WRITTEN TASK
In the data below, find each line containing the string "that" and return it.

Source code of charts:
:::::
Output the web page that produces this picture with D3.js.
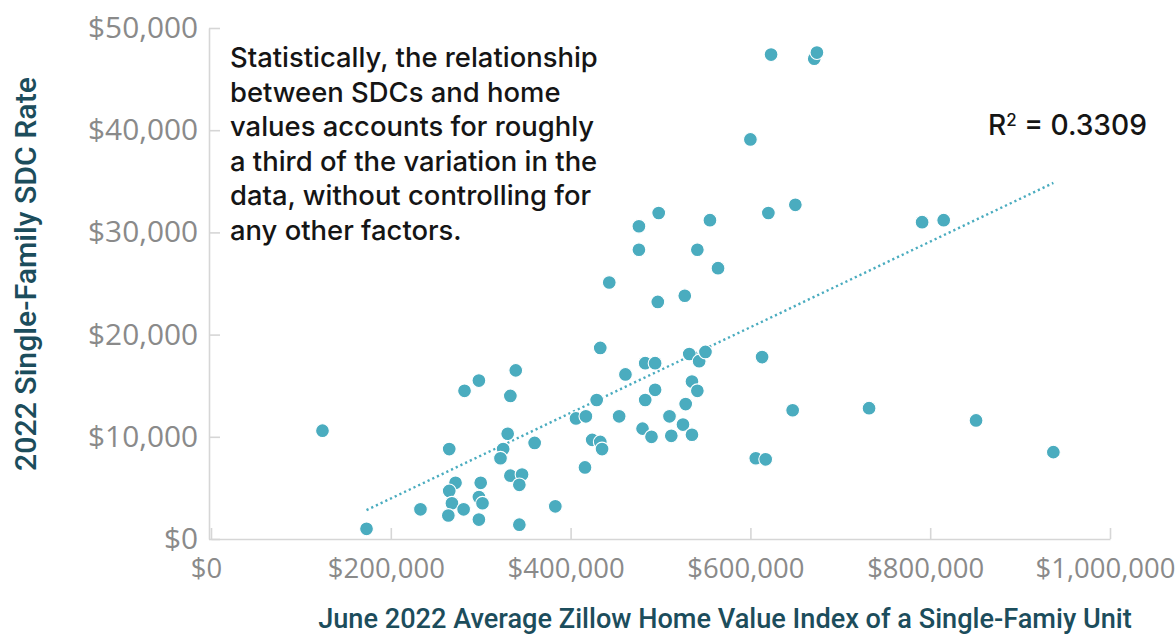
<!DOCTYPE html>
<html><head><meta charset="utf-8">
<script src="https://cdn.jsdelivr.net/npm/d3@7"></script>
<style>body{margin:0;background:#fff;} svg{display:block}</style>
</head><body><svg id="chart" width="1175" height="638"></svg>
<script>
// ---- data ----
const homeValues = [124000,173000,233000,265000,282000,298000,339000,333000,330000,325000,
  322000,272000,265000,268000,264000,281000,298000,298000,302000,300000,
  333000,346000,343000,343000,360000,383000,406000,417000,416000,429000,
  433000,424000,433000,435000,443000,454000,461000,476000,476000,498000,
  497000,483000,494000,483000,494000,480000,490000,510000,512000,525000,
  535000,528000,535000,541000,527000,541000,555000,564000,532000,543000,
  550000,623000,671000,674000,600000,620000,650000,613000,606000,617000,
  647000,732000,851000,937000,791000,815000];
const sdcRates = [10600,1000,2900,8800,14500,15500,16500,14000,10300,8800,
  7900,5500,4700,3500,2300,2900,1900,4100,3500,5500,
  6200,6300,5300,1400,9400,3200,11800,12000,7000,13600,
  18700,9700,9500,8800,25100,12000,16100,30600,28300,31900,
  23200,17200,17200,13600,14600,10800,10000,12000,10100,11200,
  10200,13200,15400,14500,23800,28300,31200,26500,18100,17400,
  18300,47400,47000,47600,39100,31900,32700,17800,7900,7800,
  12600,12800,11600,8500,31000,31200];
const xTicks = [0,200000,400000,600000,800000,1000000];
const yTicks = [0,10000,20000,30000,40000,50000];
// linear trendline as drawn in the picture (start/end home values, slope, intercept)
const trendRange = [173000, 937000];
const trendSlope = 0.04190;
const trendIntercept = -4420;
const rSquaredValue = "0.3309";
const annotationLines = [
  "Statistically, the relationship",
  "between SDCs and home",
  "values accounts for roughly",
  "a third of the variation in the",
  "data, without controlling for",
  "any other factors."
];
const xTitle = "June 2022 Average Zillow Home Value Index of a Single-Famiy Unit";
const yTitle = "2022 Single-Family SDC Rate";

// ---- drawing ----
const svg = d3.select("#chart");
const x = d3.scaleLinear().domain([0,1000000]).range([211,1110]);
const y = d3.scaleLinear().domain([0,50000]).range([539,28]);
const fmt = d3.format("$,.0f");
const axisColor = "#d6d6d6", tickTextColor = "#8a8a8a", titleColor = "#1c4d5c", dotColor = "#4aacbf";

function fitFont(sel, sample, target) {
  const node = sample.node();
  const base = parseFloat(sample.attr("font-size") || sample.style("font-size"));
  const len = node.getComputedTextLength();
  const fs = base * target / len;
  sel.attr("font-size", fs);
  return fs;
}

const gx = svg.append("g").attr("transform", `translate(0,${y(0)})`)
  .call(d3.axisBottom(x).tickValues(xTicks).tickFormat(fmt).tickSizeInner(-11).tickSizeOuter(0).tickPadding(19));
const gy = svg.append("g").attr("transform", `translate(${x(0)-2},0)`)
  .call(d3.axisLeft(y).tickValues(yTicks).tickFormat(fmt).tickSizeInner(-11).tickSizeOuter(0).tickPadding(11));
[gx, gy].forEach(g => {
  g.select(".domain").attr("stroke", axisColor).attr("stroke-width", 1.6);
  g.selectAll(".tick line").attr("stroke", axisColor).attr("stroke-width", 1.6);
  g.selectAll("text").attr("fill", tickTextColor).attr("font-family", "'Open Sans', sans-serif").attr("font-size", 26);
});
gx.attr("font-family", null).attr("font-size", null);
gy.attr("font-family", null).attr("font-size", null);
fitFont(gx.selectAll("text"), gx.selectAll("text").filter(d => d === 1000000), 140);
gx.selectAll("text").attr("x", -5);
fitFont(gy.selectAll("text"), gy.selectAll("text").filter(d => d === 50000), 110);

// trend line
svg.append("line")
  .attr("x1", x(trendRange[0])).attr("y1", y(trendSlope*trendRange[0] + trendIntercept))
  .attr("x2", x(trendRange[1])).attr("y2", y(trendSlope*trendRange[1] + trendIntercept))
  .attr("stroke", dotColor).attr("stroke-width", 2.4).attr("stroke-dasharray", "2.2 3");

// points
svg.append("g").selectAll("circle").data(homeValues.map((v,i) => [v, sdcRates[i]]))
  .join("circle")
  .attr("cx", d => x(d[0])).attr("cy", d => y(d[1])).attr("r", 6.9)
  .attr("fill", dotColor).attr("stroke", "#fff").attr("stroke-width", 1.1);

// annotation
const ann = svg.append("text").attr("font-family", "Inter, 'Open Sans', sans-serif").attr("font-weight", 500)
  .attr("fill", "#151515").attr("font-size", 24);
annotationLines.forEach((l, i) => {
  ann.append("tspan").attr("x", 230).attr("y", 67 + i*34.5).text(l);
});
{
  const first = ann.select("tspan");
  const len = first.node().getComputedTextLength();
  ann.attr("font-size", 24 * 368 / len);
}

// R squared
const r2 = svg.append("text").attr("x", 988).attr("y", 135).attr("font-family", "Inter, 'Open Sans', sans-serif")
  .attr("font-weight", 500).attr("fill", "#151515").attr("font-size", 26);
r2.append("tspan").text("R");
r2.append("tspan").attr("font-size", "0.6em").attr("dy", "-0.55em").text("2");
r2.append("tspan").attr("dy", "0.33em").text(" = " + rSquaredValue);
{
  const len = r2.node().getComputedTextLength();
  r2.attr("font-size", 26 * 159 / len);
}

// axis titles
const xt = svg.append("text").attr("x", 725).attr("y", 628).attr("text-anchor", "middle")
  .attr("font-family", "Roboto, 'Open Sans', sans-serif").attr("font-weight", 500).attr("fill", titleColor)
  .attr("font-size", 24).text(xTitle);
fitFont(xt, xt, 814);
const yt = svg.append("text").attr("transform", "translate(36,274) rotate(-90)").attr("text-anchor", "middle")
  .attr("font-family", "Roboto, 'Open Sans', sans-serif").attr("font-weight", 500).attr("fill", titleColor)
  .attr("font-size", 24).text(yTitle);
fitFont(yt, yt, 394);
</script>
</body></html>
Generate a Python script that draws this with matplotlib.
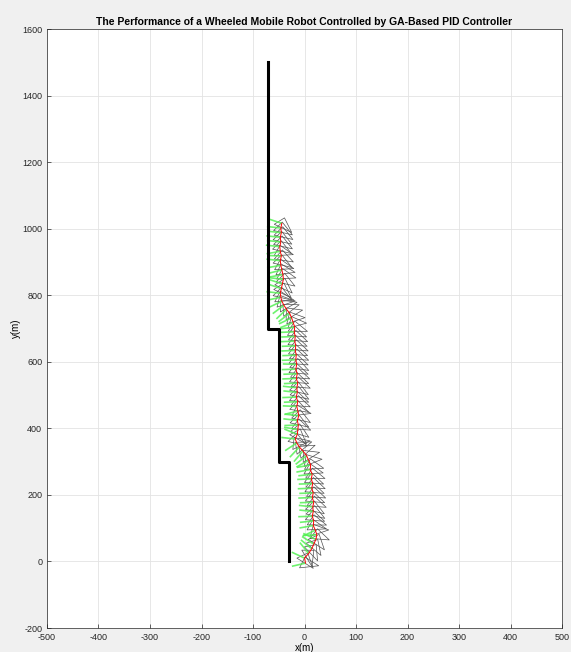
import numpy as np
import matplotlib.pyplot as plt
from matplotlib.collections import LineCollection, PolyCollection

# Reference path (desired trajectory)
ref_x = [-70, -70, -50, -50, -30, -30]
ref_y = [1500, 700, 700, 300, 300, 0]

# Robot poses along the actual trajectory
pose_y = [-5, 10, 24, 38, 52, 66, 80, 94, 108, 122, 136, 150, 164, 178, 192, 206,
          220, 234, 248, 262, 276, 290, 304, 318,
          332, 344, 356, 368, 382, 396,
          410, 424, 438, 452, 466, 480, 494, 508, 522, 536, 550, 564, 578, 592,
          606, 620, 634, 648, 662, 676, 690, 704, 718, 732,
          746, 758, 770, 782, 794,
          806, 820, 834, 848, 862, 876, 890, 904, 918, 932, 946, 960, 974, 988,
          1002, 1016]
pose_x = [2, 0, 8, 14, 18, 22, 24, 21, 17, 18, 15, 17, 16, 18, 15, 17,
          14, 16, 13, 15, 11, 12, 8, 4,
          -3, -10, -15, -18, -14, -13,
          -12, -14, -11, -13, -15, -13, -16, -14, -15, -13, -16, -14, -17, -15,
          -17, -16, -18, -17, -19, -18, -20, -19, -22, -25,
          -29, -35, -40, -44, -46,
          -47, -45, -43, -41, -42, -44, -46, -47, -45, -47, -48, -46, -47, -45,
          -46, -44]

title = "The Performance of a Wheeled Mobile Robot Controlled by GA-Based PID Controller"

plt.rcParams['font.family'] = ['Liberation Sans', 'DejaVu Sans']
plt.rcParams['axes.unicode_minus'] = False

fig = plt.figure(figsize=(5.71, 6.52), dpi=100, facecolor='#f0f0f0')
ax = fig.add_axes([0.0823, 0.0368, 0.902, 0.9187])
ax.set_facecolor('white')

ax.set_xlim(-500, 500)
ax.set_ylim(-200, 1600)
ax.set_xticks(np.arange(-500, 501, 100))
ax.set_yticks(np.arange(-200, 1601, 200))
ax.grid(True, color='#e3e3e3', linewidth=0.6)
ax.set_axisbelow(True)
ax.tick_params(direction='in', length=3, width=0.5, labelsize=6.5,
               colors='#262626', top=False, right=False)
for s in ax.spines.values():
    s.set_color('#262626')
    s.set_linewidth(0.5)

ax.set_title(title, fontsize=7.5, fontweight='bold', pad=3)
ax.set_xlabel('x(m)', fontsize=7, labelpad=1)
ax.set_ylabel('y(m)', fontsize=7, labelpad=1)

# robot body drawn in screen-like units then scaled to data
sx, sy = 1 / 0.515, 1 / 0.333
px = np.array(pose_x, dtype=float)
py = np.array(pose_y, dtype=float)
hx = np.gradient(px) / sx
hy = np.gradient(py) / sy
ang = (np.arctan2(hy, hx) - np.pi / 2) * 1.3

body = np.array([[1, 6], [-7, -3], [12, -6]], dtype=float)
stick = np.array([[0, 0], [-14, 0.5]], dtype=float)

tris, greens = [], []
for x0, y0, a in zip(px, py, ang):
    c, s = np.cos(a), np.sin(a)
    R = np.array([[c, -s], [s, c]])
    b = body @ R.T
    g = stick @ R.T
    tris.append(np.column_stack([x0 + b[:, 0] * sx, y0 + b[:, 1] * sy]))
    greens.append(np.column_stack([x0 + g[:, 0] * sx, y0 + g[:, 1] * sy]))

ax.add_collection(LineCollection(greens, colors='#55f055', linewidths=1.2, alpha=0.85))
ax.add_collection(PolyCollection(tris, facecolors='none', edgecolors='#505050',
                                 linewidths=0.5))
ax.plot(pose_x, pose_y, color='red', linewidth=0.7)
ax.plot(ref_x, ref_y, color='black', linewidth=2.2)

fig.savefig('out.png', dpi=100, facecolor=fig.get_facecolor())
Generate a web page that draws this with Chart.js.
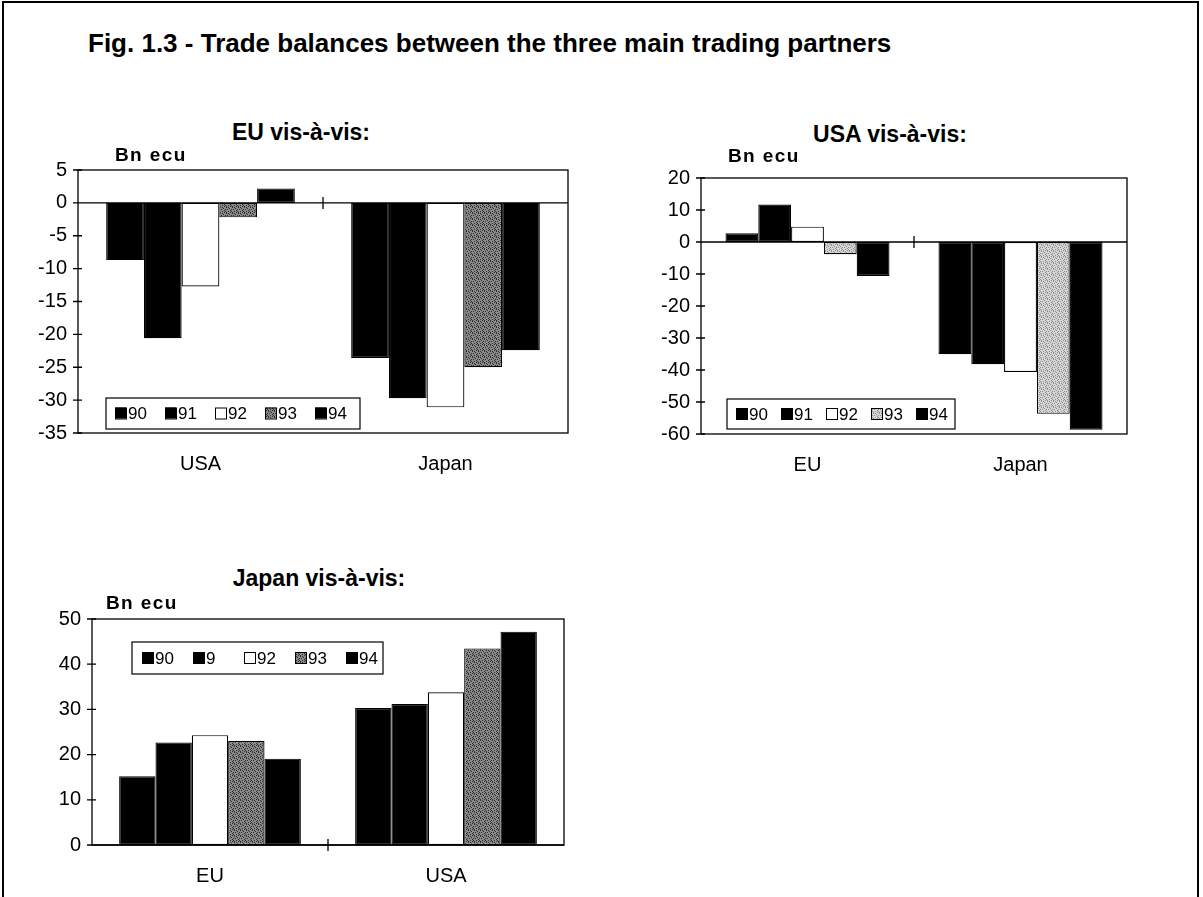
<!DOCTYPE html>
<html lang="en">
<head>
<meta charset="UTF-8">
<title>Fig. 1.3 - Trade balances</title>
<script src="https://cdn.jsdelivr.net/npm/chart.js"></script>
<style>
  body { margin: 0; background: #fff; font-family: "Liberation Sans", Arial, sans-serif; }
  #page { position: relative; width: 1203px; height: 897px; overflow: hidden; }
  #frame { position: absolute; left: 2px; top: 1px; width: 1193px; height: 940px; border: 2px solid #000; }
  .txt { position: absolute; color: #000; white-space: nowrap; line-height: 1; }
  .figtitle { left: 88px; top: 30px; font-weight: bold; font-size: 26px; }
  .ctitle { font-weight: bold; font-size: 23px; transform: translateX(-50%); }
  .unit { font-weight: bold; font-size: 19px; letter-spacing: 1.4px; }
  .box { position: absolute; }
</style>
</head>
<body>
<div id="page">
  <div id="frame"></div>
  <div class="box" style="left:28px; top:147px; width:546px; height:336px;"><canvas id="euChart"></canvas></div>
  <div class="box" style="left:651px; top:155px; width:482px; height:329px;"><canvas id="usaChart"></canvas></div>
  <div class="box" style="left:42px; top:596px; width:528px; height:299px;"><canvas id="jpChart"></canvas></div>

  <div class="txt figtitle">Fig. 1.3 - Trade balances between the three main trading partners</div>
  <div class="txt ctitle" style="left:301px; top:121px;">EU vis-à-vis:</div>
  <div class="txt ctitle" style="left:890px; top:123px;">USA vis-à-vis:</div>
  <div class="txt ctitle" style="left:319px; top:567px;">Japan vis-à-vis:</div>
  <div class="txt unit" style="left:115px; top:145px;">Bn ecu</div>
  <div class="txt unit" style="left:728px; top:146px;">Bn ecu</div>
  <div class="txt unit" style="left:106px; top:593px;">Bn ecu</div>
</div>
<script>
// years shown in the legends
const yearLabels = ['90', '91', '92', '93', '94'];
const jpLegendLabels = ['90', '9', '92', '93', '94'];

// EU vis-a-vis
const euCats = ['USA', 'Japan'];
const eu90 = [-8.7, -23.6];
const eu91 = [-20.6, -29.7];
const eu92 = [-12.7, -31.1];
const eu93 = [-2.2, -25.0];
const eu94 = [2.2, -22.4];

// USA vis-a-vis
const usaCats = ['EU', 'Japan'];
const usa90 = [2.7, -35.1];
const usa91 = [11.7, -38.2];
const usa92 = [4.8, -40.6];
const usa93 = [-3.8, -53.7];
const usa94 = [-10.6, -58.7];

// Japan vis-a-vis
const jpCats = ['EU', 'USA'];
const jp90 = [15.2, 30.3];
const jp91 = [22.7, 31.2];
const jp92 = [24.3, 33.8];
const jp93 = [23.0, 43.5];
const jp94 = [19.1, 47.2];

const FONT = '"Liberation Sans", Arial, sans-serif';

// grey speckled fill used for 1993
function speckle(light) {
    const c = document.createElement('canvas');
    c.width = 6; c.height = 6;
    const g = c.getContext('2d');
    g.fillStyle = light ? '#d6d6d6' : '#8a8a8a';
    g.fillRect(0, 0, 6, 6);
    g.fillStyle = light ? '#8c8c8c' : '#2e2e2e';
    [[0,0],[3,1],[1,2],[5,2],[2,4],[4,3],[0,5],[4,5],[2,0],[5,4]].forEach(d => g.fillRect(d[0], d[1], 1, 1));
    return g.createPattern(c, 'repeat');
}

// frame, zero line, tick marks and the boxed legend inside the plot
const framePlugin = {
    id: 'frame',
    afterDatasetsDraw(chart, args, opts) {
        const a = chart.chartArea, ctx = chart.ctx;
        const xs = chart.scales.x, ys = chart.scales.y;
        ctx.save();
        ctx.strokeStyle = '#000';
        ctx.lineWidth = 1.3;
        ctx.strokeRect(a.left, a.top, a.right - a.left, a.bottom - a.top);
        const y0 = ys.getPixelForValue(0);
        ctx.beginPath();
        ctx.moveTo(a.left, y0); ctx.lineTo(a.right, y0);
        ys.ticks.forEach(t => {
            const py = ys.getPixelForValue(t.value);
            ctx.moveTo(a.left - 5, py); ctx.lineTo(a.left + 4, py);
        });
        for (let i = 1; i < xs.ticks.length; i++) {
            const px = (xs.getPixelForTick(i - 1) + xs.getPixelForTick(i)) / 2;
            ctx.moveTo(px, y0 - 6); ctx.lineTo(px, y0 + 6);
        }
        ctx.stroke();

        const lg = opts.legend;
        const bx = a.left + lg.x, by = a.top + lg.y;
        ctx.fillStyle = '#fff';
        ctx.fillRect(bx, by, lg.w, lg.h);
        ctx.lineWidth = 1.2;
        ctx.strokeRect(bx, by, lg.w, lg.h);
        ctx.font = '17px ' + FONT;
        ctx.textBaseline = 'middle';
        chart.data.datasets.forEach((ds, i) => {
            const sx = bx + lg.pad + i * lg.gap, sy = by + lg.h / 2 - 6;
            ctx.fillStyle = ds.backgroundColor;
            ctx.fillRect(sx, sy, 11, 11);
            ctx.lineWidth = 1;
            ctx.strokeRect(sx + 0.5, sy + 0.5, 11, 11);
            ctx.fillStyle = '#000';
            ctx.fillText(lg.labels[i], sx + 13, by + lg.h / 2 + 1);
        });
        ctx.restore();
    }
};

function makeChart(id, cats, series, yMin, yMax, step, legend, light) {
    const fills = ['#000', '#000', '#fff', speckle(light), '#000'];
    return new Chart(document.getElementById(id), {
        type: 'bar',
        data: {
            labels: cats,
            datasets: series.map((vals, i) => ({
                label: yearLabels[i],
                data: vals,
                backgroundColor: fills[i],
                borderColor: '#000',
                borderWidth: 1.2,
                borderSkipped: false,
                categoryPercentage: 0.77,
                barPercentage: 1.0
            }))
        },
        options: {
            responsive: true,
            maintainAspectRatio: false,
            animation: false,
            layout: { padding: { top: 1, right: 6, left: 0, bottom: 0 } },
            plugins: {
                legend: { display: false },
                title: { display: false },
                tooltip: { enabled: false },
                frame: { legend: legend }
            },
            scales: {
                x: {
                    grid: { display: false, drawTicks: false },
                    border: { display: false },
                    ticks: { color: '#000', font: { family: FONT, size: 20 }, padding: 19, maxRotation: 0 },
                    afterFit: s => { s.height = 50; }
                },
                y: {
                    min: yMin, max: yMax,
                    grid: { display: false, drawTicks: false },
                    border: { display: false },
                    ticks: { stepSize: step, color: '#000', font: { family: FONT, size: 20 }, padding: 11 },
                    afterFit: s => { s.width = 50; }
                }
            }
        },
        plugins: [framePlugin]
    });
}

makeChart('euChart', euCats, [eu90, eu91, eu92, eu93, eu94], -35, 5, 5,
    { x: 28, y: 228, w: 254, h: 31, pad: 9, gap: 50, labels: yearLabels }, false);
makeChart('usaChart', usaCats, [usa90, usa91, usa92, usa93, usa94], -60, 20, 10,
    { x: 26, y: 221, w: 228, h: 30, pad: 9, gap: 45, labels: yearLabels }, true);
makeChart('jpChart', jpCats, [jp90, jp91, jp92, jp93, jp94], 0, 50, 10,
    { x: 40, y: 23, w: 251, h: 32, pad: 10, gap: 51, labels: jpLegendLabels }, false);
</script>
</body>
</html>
:::::
RIGHT ANSWER
Output the web page that produces this picture with D3.js.
Generate a Python script that draws this with matplotlib.
Generate a web page that draws this with Chart.js.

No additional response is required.